Qualifying on interest
When the mortgage first became popular in the subprime space, some issuers such as Novastar Financial Inc. were qualifying borrowers on their ability to pay the interest-only portion of the payment, not the full payment the borrower would face down the road. Fitch Ratings pointed out that a borrower's debt-to-income ratio rises substantially - by as much as 11% - when the interest-only period of the mortgage ends. Investors are particularly worried about later vintage IOs issued because the borrowers are likely to have a lesser benefit from home price appreciation that earlier subprime IO borrowers would have enjoyed.
"Because subprime IOs have high margins and low initial rates, the payment increase from the rate reset could range from 40% to 50%, and the high margins assure that the initial rate cap, which hovers around 3%, is reached," said Suzanne Mistretta, a senior director at Fitch.
The 40-year product gives borrowers a smaller payment like the interest-only loan. The most common 40-year loan product offered in the subprime market is a 30-year loan that uses a 40-year amortization schedule and a balloon payment at the 30-year mark, according to UBS.
UBS compared the principal and interest payments and total payment shocks of four types of 2/28 hybrid adjustable-rate mortgages: a fully amortizing 2/28 hybrid ARM with a 30-year maturity; a fully amortizing 2/28 hybrid ARM with a 30-year maturity; a fully amortizing 2/28 hybrid ARM with a 30-year maturity but a 40-year amortization schedule; and two 2/28 IOs, one with a two-year IO period and the other with a five-year IO period. Each loan had an initial 8% coupon and an 11% coupon for the floating-rate period.
The investment bank found that a traditional 30-year 2/28 loan had the smallest payment shock when smaller monthly payments turned into larger payments. That loan type showed a 28.7% increase in payments, or $210.23. The 40-year 2/28 loan provides borrowers with a lower initial rate, but a greater payment shock than the 30-year amortizing mortgage, at a $228.96 increase. While the increase is not a huge sum, borrowers using the 40-year amortizing loan will still have a balloon payment to contend with once that mortgage hits the 30-year mark, UBS said.

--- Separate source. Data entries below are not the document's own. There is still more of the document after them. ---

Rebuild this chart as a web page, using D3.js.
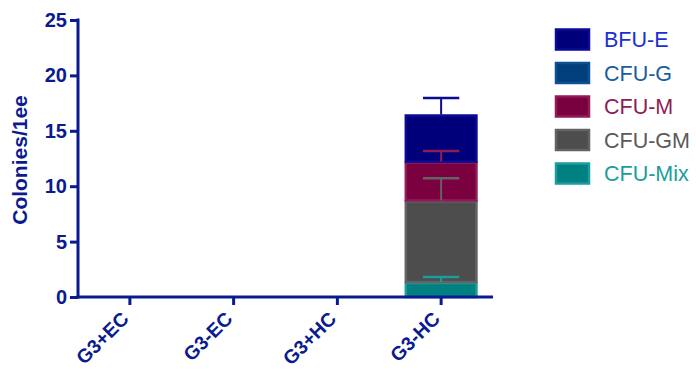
<!DOCTYPE html>
<html><head><meta charset="utf-8">
<script src="https://cdn.jsdelivr.net/npm/d3@7"></script>
<style>body{margin:0;background:#fff}svg{display:block}text{font-family:"Liberation Sans",Arial,sans-serif}</style>
</head><body><svg id="c" width="696" height="369"></svg>
<script>
const categories = ["G3+EC","G3-EC","G3+HC","G3-HC"];
const seriesNames = ["CFU-Mix","CFU-GM","CFU-M","CFU-G","BFU-E"];
const mixValues = [0,0,0,1.35];
const gmValues  = [0,0,0,7.37];
const mValues   = [0,0,0,3.5];
const gValues   = [0,0,0,0];
const bfueValues= [0,0,0,4.25];
const mixErr = [0,0,0,0.45];
const gmErr  = [0,0,0,2.0];
const mErr   = [0,0,0,0.95];
const gErr   = [0,0,0,0];
const bfueErr= [0,0,0,1.5];
const yTicks = [0,5,10,15,20,25];
const legendOrder = ["BFU-E","CFU-G","CFU-M","CFU-GM","CFU-Mix"];

const fills  = {"BFU-E":"#00007a","CFU-G":"#003f7c","CFU-M":"#7a0040","CFU-GM":"#4d4d4d","CFU-Mix":"#008080"};
const strokes= {"BFU-E":"#0a0a95","CFU-G":"#0a5092","CFU-M":"#8e1c55","CFU-GM":"#636363","CFU-Mix":"#1a9d9d"};
const textCol= {"BFU-E":"#1a2fd6","CFU-G":"#1a5c9c","CFU-M":"#8e1c55","CFU-GM":"#5a5a5a","CFU-Mix":"#1a9d9d"};
const axisCol = "#0a1a90";

const valuesBy = {"CFU-Mix":mixValues,"CFU-GM":gmValues,"CFU-M":mValues,"CFU-G":gValues,"BFU-E":bfueValues};
const errBy = {"CFU-Mix":mixErr,"CFU-GM":gmErr,"CFU-M":mErr,"CFU-G":gErr,"BFU-E":bfueErr};

const table = categories.map((c,i)=>{const o={cat:c};seriesNames.forEach(s=>o[s]=valuesBy[s][i]);return o;});
const stacked = d3.stack().keys(seriesNames)(table);

const svg = d3.select("#c");
const x = d3.scaleBand().domain(categories).range([78,493]).paddingInner(0.3).paddingOuter(0.15);
const y = d3.scaleLinear().domain([0,25]).range([297,20]);

// bars
stacked.forEach(layer=>{
  const key = layer.key;
  layer.forEach((d,i)=>{
    if(d[1]-d[0] <= 0) return;
    svg.append("rect")
      .attr("x", x(categories[i])+1).attr("width", x.bandwidth()-2)
      .attr("y", y(d[1])+1).attr("height", y(d[0])-y(d[1])-1)
      .attr("fill", fills[key]).attr("stroke", strokes[key]).attr("stroke-width",2.5);
  });
});
// error bars
stacked.forEach(layer=>{
  const key = layer.key;
  layer.forEach((d,i)=>{
    const e = errBy[key][i];
    if(d[1]-d[0] <= 0 || e<=0) return;
    const cx = x(categories[i]) + x.bandwidth()/2;
    const cw = x.bandwidth()/4;
    svg.append("line").attr("x1",cx).attr("x2",cx).attr("y1",y(d[1])).attr("y2",y(d[1]+e))
      .attr("stroke",strokes[key]).attr("stroke-width",2);
    svg.append("line").attr("x1",cx-cw).attr("x2",cx+cw).attr("y1",y(d[1]+e)).attr("y2",y(d[1]+e))
      .attr("stroke",strokes[key]).attr("stroke-width",2.5);
  });
});

// axes
const yAx = svg.append("g").attr("transform","translate(78,0)")
  .call(d3.axisLeft(y).tickValues(yTicks).tickSize(8).tickSizeOuter(0).tickPadding(3));
const xAx = svg.append("g").attr("transform","translate(0,297)")
  .call(d3.axisBottom(x).tickSize(8).tickSizeOuter(0).tickPadding(4));
[yAx,xAx].forEach(g=>{
  g.select(".domain").attr("stroke",axisCol).attr("stroke-width",3);
  g.selectAll(".tick line").attr("stroke",axisCol).attr("stroke-width",3);
  g.selectAll(".tick text").attr("fill",axisCol).attr("font-weight","bold")
    .attr("font-size",20).attr("font-family","'Liberation Sans',Arial,sans-serif");
});
yAx.select(".domain").attr("d","M0,18.5V298.5");
xAx.select(".domain").attr("d","M76.5,0H493");
xAx.selectAll(".tick text").attr("text-anchor","end").attr("dy",null).attr("font-size",19.5)
  .attr("transform","translate(0,23) rotate(-45)").attr("y",0).attr("x",0);

svg.append("text").attr("transform","translate(27,160) rotate(-90)")
  .attr("text-anchor","middle").attr("fill",axisCol).attr("font-weight","bold")
  .attr("font-size",21).text("Colonies/1ee");

// legend
const lg = svg.append("g");
legendOrder.forEach((s,i)=>{
  const cy = 39.5 + i*33.5;
  lg.append("rect").attr("x",556).attr("y",cy-10).attr("width",33).attr("height",20)
    .attr("fill",fills[s]).attr("stroke",strokes[s]).attr("stroke-width",2.5);
  lg.append("text").attr("x",604).attr("y",cy+7.5).attr("fill",textCol[s])
    .attr("font-size",21.5).text(s);
});
</script></body></html>
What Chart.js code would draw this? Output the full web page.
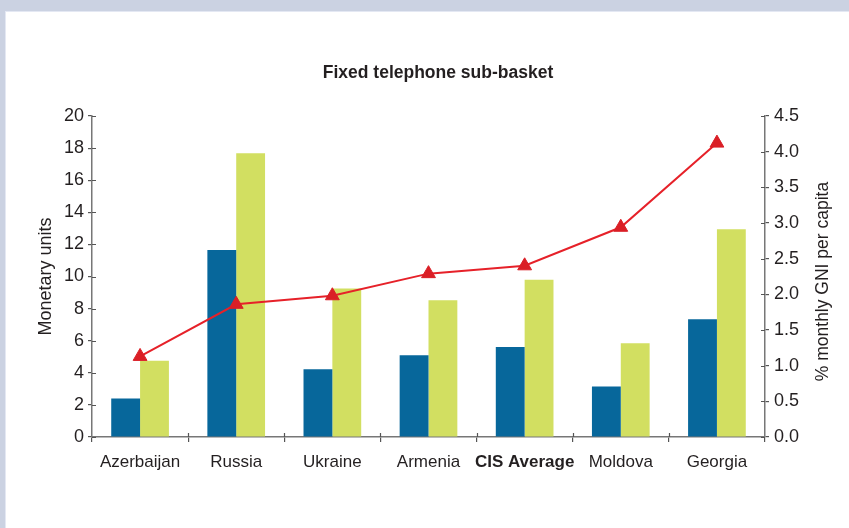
<!DOCTYPE html>
<html>
<head>
<meta charset="utf-8">
<script src="https://cdn.jsdelivr.net/npm/chart.js@4"></script>
<style>
  body { margin: 0; background: #cbd2e2; }
  #painel {
    position: absolute;
    left: 5px;
    top: 11px;
    width: 844px;
    height: 517px;
    background: #fff;
    box-shadow: inset 1px 1px 0 #e4e8f3;
  }
</style>
</head>
<body>
<div id="painel">
  <canvas id="grafico" width="844" height="517"></canvas>
</div>
<script>
// ======== Dados ========
const paises = ["Azerbaijan", "Russia", "Ukraine", "Armenia", "CIS Average", "Moldova", "Georgia"];
const valoresUSD = [2.4, 11.65, 4.22, 5.09, 5.61, 3.14, 7.33];
const valoresPPP = [4.75, 17.68, 9.26, 8.52, 9.8, 5.84, 12.94];
const percentualGNI = [1.13, 1.86, 1.98, 2.29, 2.4, 2.94, 4.12];

Chart.defaults.font.family = "'Liberation Sans', Arial, sans-serif";
Chart.defaults.color = "#231f20";

const corEixo = "#777777";

//Ticks que cruzam o eixo (parte interna)
const ticksCruzados = {
  id: "ticksCruzados",
  afterDraw(chart) {
    const ctx = chart.ctx;
    const { x, y, y1 } = chart.scales;
    ctx.save();
    ctx.strokeStyle = "#555";
    ctx.lineWidth = 1.2;
    ctx.beginPath();
    y.ticks.forEach((t, i) => {
      const py = Math.round(y.getPixelForTick(i)) + 0.5;
      ctx.moveTo(y.right, py);
      ctx.lineTo(y.right + 4, py);
    });
    y1.ticks.forEach((t, i) => {
      const py = Math.round(y1.getPixelForTick(i)) + 0.5;
      ctx.moveTo(y1.left, py);
      ctx.lineTo(y1.left - 4, py);
    });
    const n = x.ticks.length;
    for (let i = 1; i < n; i++) {
      const px = Math.round(x.left + (i * x.width) / n) + 0.5;
      ctx.moveTo(px, x.top);
      ctx.lineTo(px, x.top - 4);
    }
    ctx.stroke();
    ctx.restore();
  },
};

//Título do eixo direito (lido de baixo para cima)
const tituloDireito = {
  id: "tituloDireito",
  afterDraw(chart) {
    const ctx = chart.ctx;
    const area = chart.chartArea;
    ctx.save();
    ctx.translate(818, (area.top + area.bottom) / 2 + 5);
    ctx.rotate(-Math.PI / 2);
    ctx.font = "17.5px 'Liberation Sans', Arial, sans-serif";
    ctx.fillStyle = "#231f20";
    ctx.textAlign = "center";
    ctx.textBaseline = "middle";
    ctx.fillText("% monthly GNI per capita", 0, 0);
    ctx.restore();
  },
};

const ctx = document.getElementById("grafico").getContext("2d");
new Chart(ctx, {
  type: "bar",
  data: {
    labels: paises,
    datasets: [
      {
        type: "line",
        label: "% monthly GNI per capita",
        data: percentualGNI,
        yAxisID: "y1",
        borderColor: "#e62129",
        borderWidth: 2,
        pointStyle: "triangle",
        pointRadius: 8,
        pointBackgroundColor: "#da1f26",
        pointBorderColor: "#da1f26",
        pointBorderWidth: 1,
        tension: 0,
        order: 0,
      },
      {
        label: "USD",
        data: valoresUSD,
        backgroundColor: "#07679b",
        categoryPercentage: 0.6,
        barPercentage: 1,
        order: 1,
      },
      {
        label: "PPP$",
        data: valoresPPP,
        backgroundColor: "#d2df61",
        categoryPercentage: 0.6,
        barPercentage: 1,
        order: 1,
      },
    ],
  },
  options: {
    responsive: false,
    animation: false,
    layout: { padding: { left: 22, right: 0, top: 0, bottom: 0 } },
    plugins: {
      legend: { display: false },
      tooltip: { enabled: false },
      title: {
        display: true,
        text: "Fixed telephone sub-basket",
        color: "#231f20",
        font: { size: 17.5, weight: "bold" },
        padding: { top: 52, bottom: 32 },
      },
    },
    scales: {
      x: {
        grid: {
          offset: true,
          drawOnChartArea: false,
          tickLength: 5,
          color: "#555",
          lineWidth: 1.2,
        },
        border: { color: corEixo, width: 1.5 },
        ticks: {
          padding: 10,
          maxRotation: 0,
          autoSkip: false,
          font: (c) => (c.index === 4 ? { size: 17, weight: "bold" } : { size: 17 }),
        },
        afterFit: (s) => { s.height = 91; },
      },
      y: {
        position: "left",
        min: 0,
        max: 20,
        ticks: { stepSize: 2, padding: 4, font: { size: 18 } },
        grid: { drawOnChartArea: false, tickLength: 4, color: "#555", lineWidth: 1.2 },
        border: { color: corEixo, width: 1.5 },
        title: {
          display: true,
          text: "Monetary units",
          font: { size: 18 },
          padding: { top: 8, bottom: 0 },
        },
        afterFit: (s) => { s.width = 65; },
      },
      y1: {
        position: "right",
        min: 0,
        max: 4.5,
        ticks: {
          stepSize: 0.5,
          padding: 5,
          font: { size: 18 },
          callback: (v) => v.toFixed(1),
        },
        grid: { drawOnChartArea: false, tickLength: 4, color: "#555", lineWidth: 1.2 },
        border: { color: corEixo, width: 1.5 },
        afterFit: (s) => { s.width = 84; },
      },
    },
  },
  plugins: [ticksCruzados, tituloDireito],
});
</script>
</body>
</html>
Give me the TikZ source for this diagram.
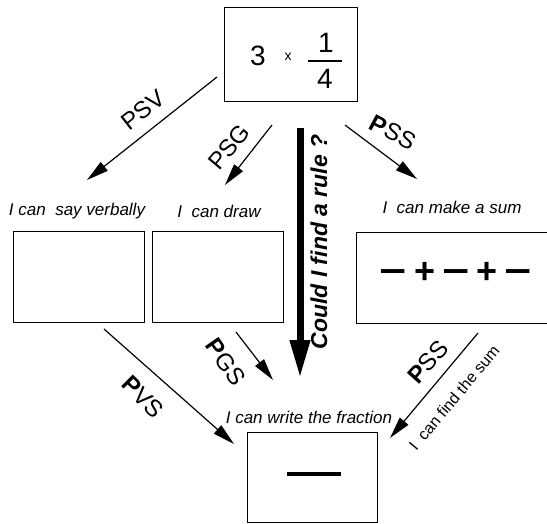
\documentclass[tikz,border=0pt]{standalone}
\usepackage{fontspec}
\usepackage{graphicx}
\setmainfont{Liberation Sans}
\usetikzlibrary{arrows.meta}
\newcommand{\wminus}{\scalebox{1.3}[1]{−}}
\begin{document}
\begin{tikzpicture}[x=1pt,y=-1pt,
  box/.style={draw, line width=1.3pt, inner sep=0pt, anchor=north west},
  arr/.style={-{Triangle[length=22pt,width=11pt]}, line width=1.2pt},
  lab/.style={font=\fontsize{24}{24}\selectfont, inner sep=0pt},
  capt/.style={font=\fontsize{17}{17}\selectfont\itshape, inner sep=0pt},
  big/.style={font=\fontsize{28}{28}\selectfont, inner sep=0pt}]
\useasboundingbox (0,0) rectangle (547,523);
\clip (0,0) rectangle (547,523);
% boxes
\node[box, minimum width=133pt, minimum height=94pt] (top) at (224,7) {};
\node[box, minimum width=131pt, minimum height=91pt] (lbox) at (13,231) {};
\node[box, minimum width=131pt, minimum height=91pt] (mbox) at (152,231) {};
\node[box, minimum width=200pt, minimum height=91pt] (rbox) at (356,232) {};
\node[box, minimum width=130pt, minimum height=90pt] (bbox) at (247,432) {};
% top box content
\node[big] (three) at (258,56) {3};
\node[font=\fontsize{14}{14}\selectfont, inner sep=0pt] (times) at (288,57) {x};
\node[big] (num) at (326,43) {1};
\node[big] (den) at (325,79) {4};
\draw[line width=1.5pt] (308,61) -- (342,61);
% bottom box bar
\draw[line width=4pt] (287,474) -- (341,474);
% sum
\node[font=\fontsize{36}{36}\selectfont\bfseries, inner sep=0pt] (sum) at (456,273) {\wminus\hspace{7pt}+\hspace{7pt}\wminus\hspace{7pt}+\hspace{7pt}\wminus};
% arrow endpoints
\coordinate (a1s) at (217,77);  \coordinate (a1e) at (87,180);
\coordinate (a2s) at (272,125); \coordinate (a2e) at (225,185);
\coordinate (a3s) at (345,125); \coordinate (a3e) at (417,179);
\coordinate (a4s) at (104,329); \coordinate (a4e) at (234,444);
\coordinate (a5s) at (236,332); \coordinate (a5e) at (273,380);
\coordinate (a6s) at (478,333); \coordinate (a6e) at (390,438);
\coordinate (ts) at (300,128);  \coordinate (te) at (300,378);
\draw[arr] (a1s) -- (a1e);
\draw[arr] (a2s) -- (a2e);
\draw[arr] (a3s) -- (a3e);
\draw[arr] (a4s) -- (a4e);
\draw[arr] (a5s) -- (a5e);
\draw[arr] (a6s) -- (a6e);
\draw[line width=7pt, -{Triangle[length=38pt,width=19pt]}] (ts) -- (te);
% labels
\node[lab, rotate=38] (lpsv) at (143,110) {PSV};
\node[lab, rotate=50] (lpsg) at (229,147) {PSG};
\node[lab, rotate=-28] (lpss) at (393,132) {\textbf{P}SS};
\node[lab, rotate=-55] (lpgs) at (226,362) {\textbf{P}GS};
\node[lab, rotate=-45] (lpvs) at (143,397) {\textbf{P}VS};
\node[lab, rotate=48] (lpss2) at (428,362) {\textbf{P}SS};
% captions
\node[capt] (c1) at (77,211) {I can\ \ say verbally};
\node[capt] (c2) at (219,211) {I\ \ can draw};
\node[capt] (c3) at (452,207) {I\ \ can make a sum};
\node[capt] (c4) at (309,417) {I can write the fraction};
\node[font=\fontsize{16}{16}\selectfont, rotate=50, inner sep=0pt] (c5) at (454,398) {I\ \ can find the sum};
\node[font=\fontsize{23}{23}\selectfont\bfseries\itshape, rotate=90, inner sep=0pt] (rule) at (319,242) {Could I find a rule ?};
\end{tikzpicture}
\end{document}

The 2/28 IO loan with a two-year IO period gives a borrower lower initial payments as well. But when the loan payments increase to include payments on the loan principal as well as a higher coupon, borrowers in this scenario face a 44.2% payment increase, in line with the Fitch Ratings analysis, and $70 more each month than with the 40-year product. With the five-year IO product, borrowers face a monthly payment increase of $250 when the interest rate resets after the initial two years, and an additional increase of $63.44 when the five-year IO period is up.
UBS concluded that, "regardless of which type of 2/28 is considered - the reset itself, and the borrowers' ability to refinance their loans, are the two major questions facing subprime borrowers. Taking out a 40-year loan rather than an IO will do little to change those issues."